Monday, September 10, 2007

TURTLES CAN FLY



TURTLES CAN FLY (2005)

RATING-PG-13 For violence, disturbing images and mature thematic material, all involving children

AWARDS-14 wins and 3 nominations at many prestigous film festivals.

STARRING-Kurdish Iraqi children, none of whom had acting experience.

STORY- TURTLES CAN FLY is not a feel good movie. It's a movie about children and about war. It takes place on the Iraqi-Turkish border right before the start of our Iraq war. The children are mostly orphaned and many maimed from the attacks on the Kurds by Saddam Hussein. The film centers around 'Satellite', a 13 year Kurdish boy, so named because of his ability to install satellite dishes and translate news of the pending US invasion. Satellite is a natural leader and controls teams of children who earn a living by clearing fields of land mines and selling them to the UN. The missing hands and feet among the children are also hazards of the trade. It even shows one boy with no arms disarming a mine using his teeth. The tensions and excitement mount in this village of mostly tents and a huge dump of rusted out used weapons as the time for the war to begin draws closer. Into the village wander another 13 year old boy with no arms and a younger sister with an illegitimate child. The girl is very pretty and obviously very troubled (you learn the tragedy she and her brother lived through in a flashback scene). The brother has had visions since losing his arms and is able to predict the future, something Satellite wants to exploit. While many of the children are cute and great on the screen (none were actors before the film) and there are some very funny scenes, it is not an easy film to watch. Watching 6 & 7 year olds without parents dismantle bombs for a living is not the way children should grow up.
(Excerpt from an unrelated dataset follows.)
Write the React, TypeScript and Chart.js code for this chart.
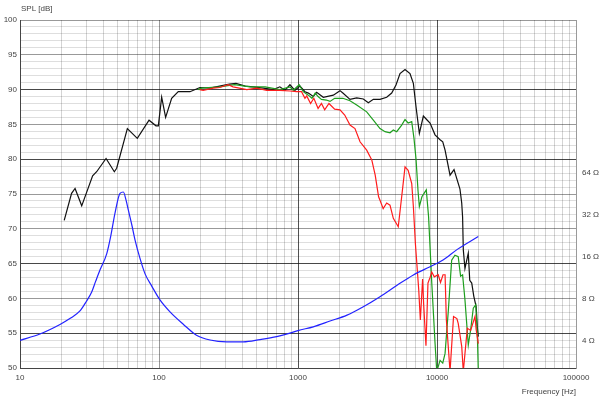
import React, { useEffect, useRef } from "react";
import { Chart, registerables } from "chart.js";

Chart.register(...registerables);

// ---- Data ----
const blackFreq = [20.8, 23.5, 24.9, 27.8, 33.3, 35.6, 41.6, 47.7, 49.6, 59.2, 69.8, 84.8, 95.1, 98.9, 104.5, 111.6, 123.3, 137.6, 167, 197, 232, 273, 321, 358, 417, 476, 564, 664, 740, 805, 875, 950, 1033, 1122, 1187, 1288, 1362, 1521, 1795, 2005, 2103, 2366, 2644, 2951, 3206, 3483, 3890, 4345, 4721, 5070, 5418, 5888, 6393, 6760, 7067, 7464, 7980, 8518, 8913, 9680, 10520, 11000, 11430, 12410, 13260, 14630, 15060, 15280, 15460, 15890, 16790, 17200, 17780, 18400, 19140, 19500, 19820];
const blackSpl = [71.2, 75.1, 75.8, 73.3, 77.6, 78.2, 80.1, 78.2, 78.7, 84.4, 83.0, 85.6, 84.8, 84.8, 88.9, 86.0, 88.75, 89.7, 89.7, 90.3, 90.2, 90.5, 90.8, 90.9, 90.5, 90.4, 90.2, 90.0, 90.4, 89.9, 90.7, 89.9, 90.5, 89.7, 89.5, 89.0, 89.6, 88.9, 89.2, 89.85, 89.5, 88.6, 88.8, 88.65, 88.1, 88.6, 88.6, 88.9, 89.5, 90.66, 92.3, 92.9, 92.3, 90.9, 87.5, 83.7, 86.2, 85.6, 85.2, 83.5, 82.8, 82.5, 81.3, 77.7, 78.5, 75.7, 73.7, 71.7, 67.0, 64.3, 66.5, 62.6, 62.2, 60.3, 58.8, 55.9, 54.5];

const redFreq = [196, 208, 245, 273, 314, 341, 428, 505, 596, 740, 875, 974, 1060, 1122, 1155, 1232, 1300, 1395, 1475, 1556, 1670, 1835, 2005, 2168, 2366, 2570, 2794, 3120, 3394, 3593, 3800, 3890, 4100, 4345, 4590, 4850, 5263, 5571, 5888, 6200, 6580, 6760, 6990, 7390, 7590, 7880, 8010, 8330, 8610, 8910, 9170, 9560, 10200, 10600, 11050, 11430, 11680, 12410, 13150, 13900, 14210, 15060, 15460, 16520, 17460, 18770, 19140, 19820];
const redSpl = [90.0, 89.9, 90.2, 90.3, 90.7, 90.4, 90.0, 90.2, 89.9, 89.9, 89.8, 89.7, 89.7, 88.75, 89.1, 88.0, 88.75, 87.3, 88.0, 87.1, 88.0, 87.2, 87.1, 86.35, 84.9, 84.4, 82.5, 81.3, 79.9, 77.7, 74.6, 74.1, 72.9, 73.7, 73.4, 71.5, 70.3, 74.6, 78.9, 78.4, 76.5, 73.2, 67.9, 61.2, 56.9, 62.8, 59.3, 53.2, 62.2, 63.0, 63.8, 63.1, 63.4, 62.3, 63.4, 63.4, 56.9, 49.5, 57.4, 57.1, 56.4, 53.1, 49.5, 55.7, 55.4, 57.4, 55.5, 53.5];

const greenFreq = [190, 202, 273, 349, 453, 580, 740, 875, 925, 1020, 1090, 1187, 1260, 1330, 1395, 1475, 1600, 1700, 1835, 2103, 2366, 2644, 3120, 3483, 3890, 4230, 4590, 4850, 5130, 5571, 5888, 6200, 6580, 6830, 7067, 7300, 7464, 7790, 8375, 8700, 9170, 9680, 9960, 10520, 11000, 11430, 12070, 12750, 13460, 14210, 14780, 15280, 15890, 16790, 17460, 18240, 18990, 19500, 19820];
const greenSpl = [90.0, 90.2, 90.4, 90.7, 90.4, 90.4, 90.0, 90.4, 89.9, 90.7, 89.7, 89.2, 88.75, 89.5, 89.0, 88.6, 88.5, 88.3, 88.75, 88.75, 88.4, 87.8, 86.8, 85.6, 84.4, 83.95, 83.8, 84.2, 83.95, 84.9, 85.7, 85.2, 85.4, 83.0, 80.0, 75.5, 73.2, 74.6, 75.6, 71.7, 62.2, 53.6, 49.5, 51.1, 50.7, 52.1, 58.3, 65.5, 66.2, 66.0, 63.2, 63.4, 59.8, 53.3, 55.5, 58.6, 59.1, 55.0, 49.5];

const impFreq = [10, 13.9, 19.4, 23, 27, 30, 32.8, 35, 37.6, 42.1, 45, 48.2, 52.4, 55.4, 58, 60.2, 64, 67.2, 73, 79.4, 88.7, 101.6, 120, 150, 186, 233, 307, 404, 533, 703, 875, 1000, 1288, 1700, 2253, 2951, 3890, 5130, 6760, 8910, 11050, 14000, 19820];
const impOhm = [4.0, 4.44, 5.2, 5.75, 6.5, 7.6, 8.9, 10.6, 12.8, 16.8, 22.5, 32.6, 45.5, 46.5, 40.5, 34.4, 26.5, 21.1, 15.5, 12.0, 9.8, 7.8, 6.4, 5.2, 4.35, 4.02, 3.9, 3.9, 4.05, 4.25, 4.5, 4.7, 5.0, 5.5, 6.07, 6.97, 8.23, 9.9, 11.8, 13.5, 15.1, 18.0, 22.3];

const freqTickLabels = [10, 100, 1000, 10000, 100000];
const splTickLabels = [50, 55, 60, 65, 70, 75, 80, 85, 90, 95, 100];
const impTickLabels = [4, 8, 16, 32, 64];
const darkSplLines = [90, 80, 65, 55];

const pts = (f: number[], v: number[]) => f.map((x, i) => ({ x, y: v[i] }));

export default function App() {
  const ref = useRef<HTMLCanvasElement | null>(null);

  useEffect(() => {
    if (!ref.current) return;
    Chart.defaults.font.family = '"Liberation Sans", Arial, sans-serif';
    Chart.defaults.font.size = 8;
    Chart.defaults.color = "#444";

    const xGrid: number[] = [];
    for (let d = 10; d < 100000; d *= 10) for (let m = 1; m < 10; m++) xGrid.push(m * d);
    xGrid.push(100000);

    const isDecade = (v: number) => {
      const l = Math.log10(v);
      return Math.abs(l - Math.round(l)) < 1e-9;
    };

    const titlePlugin = {
      id: "splTitle",
      afterDraw(chart: any) {
        const { ctx, chartArea } = chart;
        ctx.save();
        ctx.font = '8px "Liberation Sans", Arial, sans-serif';
        ctx.fillStyle = "#444";
        ctx.textAlign = "left";
        ctx.textBaseline = "middle";
        ctx.fillText("SPL [dB]", chartArea.left + 1, chartArea.top - 11);
        ctx.restore();
      },
    };

    const mk = (label: string, data: any, color: string, axis = "y", smooth = false) => ({
      label,
      data,
      borderColor: color,
      backgroundColor: color,
      borderWidth: 1.2,
      pointRadius: 0,
      tension: smooth ? 0.4 : 0,
      cubicInterpolationMode: smooth ? "monotone" : "default",
      fill: false,
      yAxisID: axis,
    });

    const chart = new Chart(ref.current, {
      type: "line",
      data: {
        datasets: [
          mk("Impedance", pts(impFreq, impOhm), "#2323ff", "y1", true),
          mk("Red", pts(redFreq, redSpl), "#ff1c1c"),
          mk("Green", pts(greenFreq, greenSpl), "#1e9e1e"),
          mk("Black", pts(blackFreq, blackSpl), "#111111"),
        ],
      },
      options: {
        animation: false,
        responsive: false,
        layout: { padding: { top: 20, left: 0, right: 0, bottom: 0 } },
        plugins: {
          legend: { display: false },
          tooltip: { enabled: false },
        },
        scales: {
          x: {
            type: "logarithmic",
            min: 10,
            max: 100000,
            afterBuildTicks: (s: any) => {
              s.ticks = xGrid.map((v) => ({ value: v }));
            },
            afterFit: (s: any) => {
              s.height = 34;
            },
            ticks: {
              autoSkip: false,
              maxRotation: 0,
              minRotation: 0,
              padding: 5,
              color: "#444",
              callback: (v: any) => (freqTickLabels.includes(Number(v)) ? String(v) : ""),
            },
            grid: {
              drawTicks: false,
              lineWidth: 1,
              color: (c: any) => {
                const v = c.tick ? c.tick.value : 0;
                if (!isDecade(v)) return "rgba(0,0,0,0.17)";
                if (v === 1000 || v === 10000) return "rgba(0,0,0,0.68)";
                return "rgba(0,0,0,0.4)";
              },
            },
            border: { display: true, color: "#444" },
            title: {
              display: true,
              text: "Frequency [Hz]",
              align: "end",
              color: "#444",
              font: { size: 8 },
              padding: { top: 0, bottom: 5 },
            },
          },
          y: {
            type: "linear",
            min: 50,
            max: 100,
            afterFit: (s: any) => {
              s.width = 20;
            },
            ticks: {
              stepSize: 1,
              autoSkip: false,
              padding: 3,
              color: "#444",
              callback: (v: any) => (splTickLabels.includes(Number(v)) ? String(v) : ""),
            },
            grid: {
              drawTicks: false,
              lineWidth: 1,
              color: (c: any) => {
                const v = c.tick ? c.tick.value : 0;
                if (darkSplLines.includes(v)) return "rgba(0,0,0,0.72)";
                if (v % 5 === 0) return "rgba(0,0,0,0.4)";
                return "rgba(0,0,0,0.13)";
              },
            },
            border: { display: true, color: "#444" },
          },
          y1: {
            type: "logarithmic",
            position: "right",
            min: 8 * Math.pow(10, -0.5),
            max: 800,
            afterBuildTicks: (s: any) => {
              s.ticks = impTickLabels.map((v) => ({ value: v }));
            },
            afterFit: (s: any) => {
              s.width = 24;
            },
            ticks: {
              autoSkip: false,
              padding: 6,
              color: "#444",
              callback: (v: any) => `${v} Ω`,
            },
            grid: { display: false, drawTicks: false },
            border: { display: true, color: "#9a9a9a" },
          },
        },
      },
      plugins: [titlePlugin],
    } as any);

    return () => chart.destroy();
  }, []);

  return (
    <div style={{ position: "absolute", left: 0, top: 0, width: 600, height: 402, background: "#fff" }}>
      <canvas ref={ref} width={600} height={402} style={{ display: "block" }} />
    </div>
  );
}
They are old way beyond their years. The ending is not happy, in fact, some might say shocking, except for knowing the tragedy many of them have already endured. This is not a film about the politics of war but the results of war (specifically Saddam's ethnic cleansing of the Kurds) on children. How many other parts of the world could this same story be reproduced. Could be very appropriate for mature teens but you might want to watch it first. The violence is not graphic as the film builds up to the violence and then cuts away and leaves it to your imagination. A fascinating story of a tragic slice of life in the Middle East. -Lu G. for Lu's Reviews. 9/10/2007.